Podczas niedawnej rozmowy z naszym portalem Henryk Kasperczak był zadowolony z poparcia kibiców i zapewniał, że jeśli Górnik jest zainteresowany jego zatrudnieniem, to czeka na telefon: - Jest to bardzo miłe uczucie, że kibice mnie pamiętają i doceniają moją pracę. Właśnie dla kibiców każdy z nas trenerów i piłkarzy daje z siebie wszystko. Kibiców Górnika mogę zapewnić, że jeżeli Górnik złoży mi konkretną ofertę, która mnie zadowoli, na pewno ją rozważę. Czekam na telefon z Górnika.
Utytułowany polski trener jest pod wrażeniem rozwoju Górnika w ostatnich latach: - Doszły mnie słuchy, że w Zabrzu od mojego wyjazdu wiele zmieniło się na lepsze. Jest potężny sponsor, stadion na każdym meczu się wypełnia, a w drużynie jest kilka uznanych w polskim futbolu nazwisk. Na pewno praca w Górniku to ciekawa perspektywa. Zaznaczam jednak, że nie prowadzę na razie żadnych rozmów z Górnikiem. Jeśli Górnik jest zainteresowany moim zatrudnieniem, czekam na telefon.
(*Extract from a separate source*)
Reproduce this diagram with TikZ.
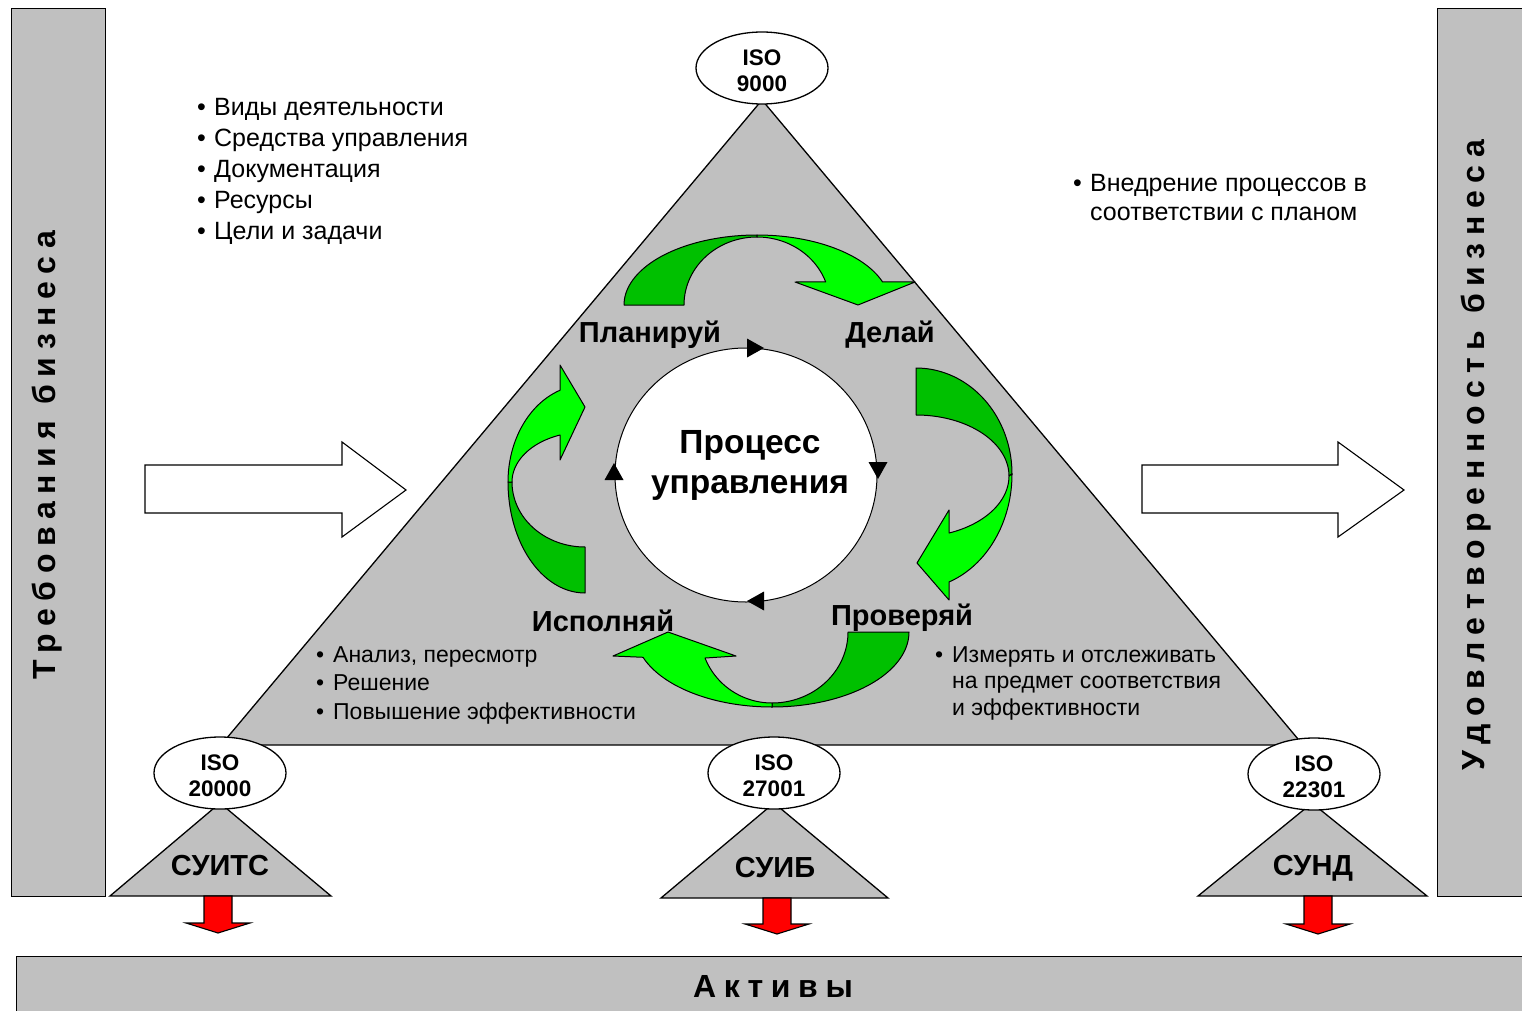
\documentclass[tikz,border=0pt]{standalone}
\usepackage{fontspec}
\setmainfont{Liberation Sans}
\newfontfamily\spacedfont[LetterSpace=24]{Liberation Sans}
\usetikzlibrary{shapes.geometric}
\definecolor{panelgray}{HTML}{C0C0C0}
\definecolor{darkgreen}{HTML}{00C000}
\definecolor{lightgreen}{HTML}{00FF00}
\definecolor{arrowred}{HTML}{FF0000}
\newcommand{\bulletitem}{\makebox[17pt][l]{•}}
\newcommand{\bulletindent}{\hspace*{17pt}}
\begin{document}
\begin{tikzpicture}[x=1pt,y=-1pt,
  outline/.style={draw=black, line width=1.3pt, line join=miter},
  bar/.style={draw=black, fill=panelgray, line width=1.3pt, inner sep=0pt},
  bartext/.style={font=\fontsize{32}{36}\selectfont\spacedfont\bfseries, inner sep=0pt},
  isoellipse/.style={ellipse, draw=black, fill=white, line width=1.3pt, minimum width=132pt, minimum height=72pt, inner sep=0pt},
  isotext/.style={align=center, inner sep=0pt, font=\fontsize{22.5}{26}\selectfont\bfseries},
  greenpart/.style={draw=black, line width=1pt, line join=round},
  hollow/.style={draw=black, fill=white, line width=1.1pt},
  redarrow/.style={draw=black, fill=arrowred, line width=1.1pt},
  phase/.style={font=\fontsize{29}{32}\selectfont\bfseries, inner sep=0pt},
  acronym/.style={font=\fontsize{29}{32}\selectfont\bfseries, inner sep=0pt},
  bulletsbig/.style={align=left, inner sep=0pt, anchor=north west, font=\fontsize{25}{31}\selectfont},
  bulletsmid/.style={align=left, inner sep=0pt, anchor=north west, font=\fontsize{25}{29}\selectfont},
  bulletsbl/.style={align=left, inner sep=0pt, anchor=north west, font=\fontsize{23}{28.5}\selectfont},
  bulletsbr/.style={align=left, inner sep=0pt, anchor=north west, font=\fontsize{23}{26.5}\selectfont},
  cyclehead/.style={fill=black}
]
\useasboundingbox (0,0) rectangle (1522,1011);

% side and bottom bars
\node[bar, minimum width=94pt, minimum height=888pt, anchor=north west] (reqbar) at (11,8) {};
\node[bartext, rotate=90] (reqtext) at (47,455) {Требования бизнеса};
\node[bar, minimum width=100pt, minimum height=888pt, anchor=north west] (satbar) at (1437,8) {};
\node[bartext, rotate=90] (sattext) at (1476,455) {Удовлетворенность бизнеса};
\node[bar, minimum width=1520pt, minimum height=80pt, anchor=north west] (assets) at (16,956) {};
\node[bartext] (assetstext) at (773,986) {Активы};

% main triangle
\coordinate (apex) at (762,100);
\coordinate (leftcorner) at (221,745);
\coordinate (rightcorner) at (1303,745);
\draw[outline, fill=panelgray] (apex) -- (leftcorner) -- (rightcorner) -- cycle;

% hollow block arrows
\draw[hollow] (145,465) -- (342,465) -- (342,442) -- (406,490) -- (342,537) -- (342,513) -- (145,513) -- cycle;
\draw[hollow] (1142,465) -- (1338,465) -- (1338,442) -- (1404,490) -- (1338,537) -- (1338,513) -- (1142,513) -- cycle;

% central cycle
\node[ellipse, draw=black, fill=white, line width=1pt, minimum width=262pt, minimum height=254pt, inner sep=0pt] (cyc) at (746,475) {};
\node[font=\fontsize{33.5}{40}\selectfont\bfseries, align=center, inner sep=0pt] (proc) at (750,465) {Процесс\\управления};
\fill[cyclehead, shift={(764,348)}] (0,0) -- (-17,-9.5) -- (-17,9.5) -- cycle;
\fill[cyclehead, shift={(878,479)}, rotate=-90] (0,0) -- (-17,-9.5) -- (-17,9.5) -- cycle;
\fill[cyclehead, shift={(747,601)}, rotate=180] (0,0) -- (-17,-9.5) -- (-17,9.5) -- cycle;
\fill[cyclehead, shift={(614,463)}, rotate=90] (0,0) -- (-17,-9.5) -- (-17,9.5) -- cycle;

% top curved arrow (Plan -> Do)
\filldraw[greenpart, fill=darkgreen] plot[domain=180:270, samples=40, variable=\t] ({757+133*cos(\t)},{305+70*sin(\t)})
  -- plot[domain=270:180, samples=40, variable=\t] ({757+73*cos(\t)},{305+68*sin(\t)}) -- cycle;
\filldraw[greenpart, fill=lightgreen] plot[domain=270:340.8, samples=40, variable=\t] ({757+133*cos(\t)},{305+70*sin(\t)})
  -- (915,282) -- (858,305) -- (795,282)
  -- plot[domain=340.2:270, samples=40, variable=\t] ({757+73*cos(\t)},{305+68*sin(\t)}) -- cycle;

% right curved arrow (Do -> Check)
\filldraw[greenpart, fill=darkgreen] plot[domain=270:360, samples=40, variable=\t] ({916+96*cos(\t)},{474+106*sin(\t)})
  -- plot[domain=360:270, samples=40, variable=\t] ({916+93*cos(\t)},{476+61*sin(\t)}) -- cycle;
\filldraw[greenpart, fill=lightgreen] plot[domain=0:69.9, samples=40, variable=\t] ({916+96*cos(\t)},{474+115*sin(\t)})
  -- (949,600) -- (917,563) -- (949,510)
  -- plot[domain=69.2:0, samples=40, variable=\t] ({916+93*cos(\t)},{476+61*sin(\t)}) -- cycle;

% bottom curved arrow (Check -> Act)
\filldraw[greenpart, fill=darkgreen] plot[domain=0:90, samples=40, variable=\t] ({772+137*cos(\t)},{632+75*sin(\t)})
  -- plot[domain=90:0, samples=40, variable=\t] ({772+76*cos(\t)},{632+71*sin(\t)}) -- cycle;
\filldraw[greenpart, fill=lightgreen] plot[domain=90:160.3, samples=40, variable=\t] ({772+137*cos(\t)},{632+75*sin(\t)})
  -- (613,656) -- (668,632) -- (736,656)
  -- plot[domain=158.5:90, samples=40, variable=\t] ({772+72*cos(\t)},{632+71*sin(\t)}) -- cycle;

% left curved arrow (Act -> Plan)
\filldraw[greenpart, fill=darkgreen] plot[domain=90:180, samples=40, variable=\t] ({585+77*cos(\t)},{482+111*sin(\t)})
  -- plot[domain=180:90, samples=40, variable=\t] ({585+73*cos(\t)},{482+65*sin(\t)}) -- cycle;
\filldraw[greenpart, fill=lightgreen] plot[domain=180:251.05, samples=40, variable=\t] ({585+77*cos(\t)},{482+97*sin(\t)})
  -- (560,365) -- (585,407) -- (560,460)
  -- plot[domain=250:180, samples=40, variable=\t] ({585+73*cos(\t)},{482+50*sin(\t)}) -- cycle;

% phase labels
\node[phase] (plan) at (650,335) {Планируй};
\node[phase] (do) at (890,335) {Делай};
\node[phase] (act) at (603,621) {Исполняй};
\node[phase] (check) at (902,618) {Проверяй};

% bullet lists
\node[bulletsbig] (plannotes) at (197,98) {\bulletitem Виды деятельности\\\bulletitem Средства управления\\\bulletitem Документация\\\bulletitem Ресурсы\\\bulletitem Цели и задачи};
\node[bulletsmid] (donotes) at (1073,174) {\bulletitem Внедрение процессов в\\\bulletindent соответствии с планом};
\node[bulletsbl] (actnotes) at (316,646) {\bulletitem Анализ, пересмотр\\\bulletitem Решение\\\bulletitem Повышение эффективности};
\node[bulletsbr] (checknotes) at (935,646) {\bulletitem Измерять и отслеживать\\\bulletindent на предмет соответствия\\\bulletindent и эффективности};

% management-system triangles
\draw[outline, fill=panelgray] (220,803) -- (331,896) -- (110,896) -- cycle;
\draw[outline, fill=panelgray] (774,803) -- (888,898) -- (661,898) -- cycle;
\draw[outline, fill=panelgray] (1312,803) -- (1427,896) -- (1198,896) -- cycle;
\node[acronym] (suits) at (220,866) {СУИТС};
\node[acronym] (suib) at (775,868) {СУИБ};
\node[acronym] (sund) at (1313,868) {СУНД};

% standards ellipses
\node[isoellipse] (iso9000) at (762,68) {};
\node[isotext] (iso9000text) at (762,71) {ISO\\9000};
\node[isoellipse] (iso20000) at (220,773) {};
\node[isotext] (iso20000text) at (220,776) {ISO\\20000};
\node[isoellipse] (iso27001) at (774,773) {};
\node[isotext] (iso27001text) at (774,776) {ISO\\27001};
\node[isoellipse] (iso22301) at (1314,774) {};
\node[isotext] (iso22301text) at (1314,777) {ISO\\22301};

% red arrows to assets
\draw[redarrow, shift={(218,0)}] (-14,896) -- (14,896) -- (14,923) -- (32,923) -- (0,933) -- (-32,923) -- (-14,923) -- cycle;
\draw[redarrow, shift={(777,0)}] (-14,898) -- (14,898) -- (14,924) -- (32,924) -- (0,934) -- (-32,924) -- (-14,924) -- cycle;
\draw[redarrow, shift={(1318,0)}] (-14,896) -- (14,896) -- (14,924) -- (32,924) -- (0,934) -- (-32,924) -- (-14,924) -- cycle;
\end{tikzpicture}
\end{document}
Według Super Expressu, w najbliższy piątek popularny polski trener ma spotkać się z działaczami Towarzystwa Ubezpieczeniowego Allianz Polska, sponsorem strategicznym Górnika. Znany polski szkoleniowiec miałby w Zabrzu zarabiać rocznie bagatela 350 tysięcy euro, a także mieć gwarancję zakupu kilku klasowych zawodników, którzy mieliby pomóc drużynie w walce o czołowe lokaty. Doświadczony szkoleniowiec od początku był największym faworytem do objęcia posady trenera zabrzan wśród kibiców 14-krotnych mistrzów Polski.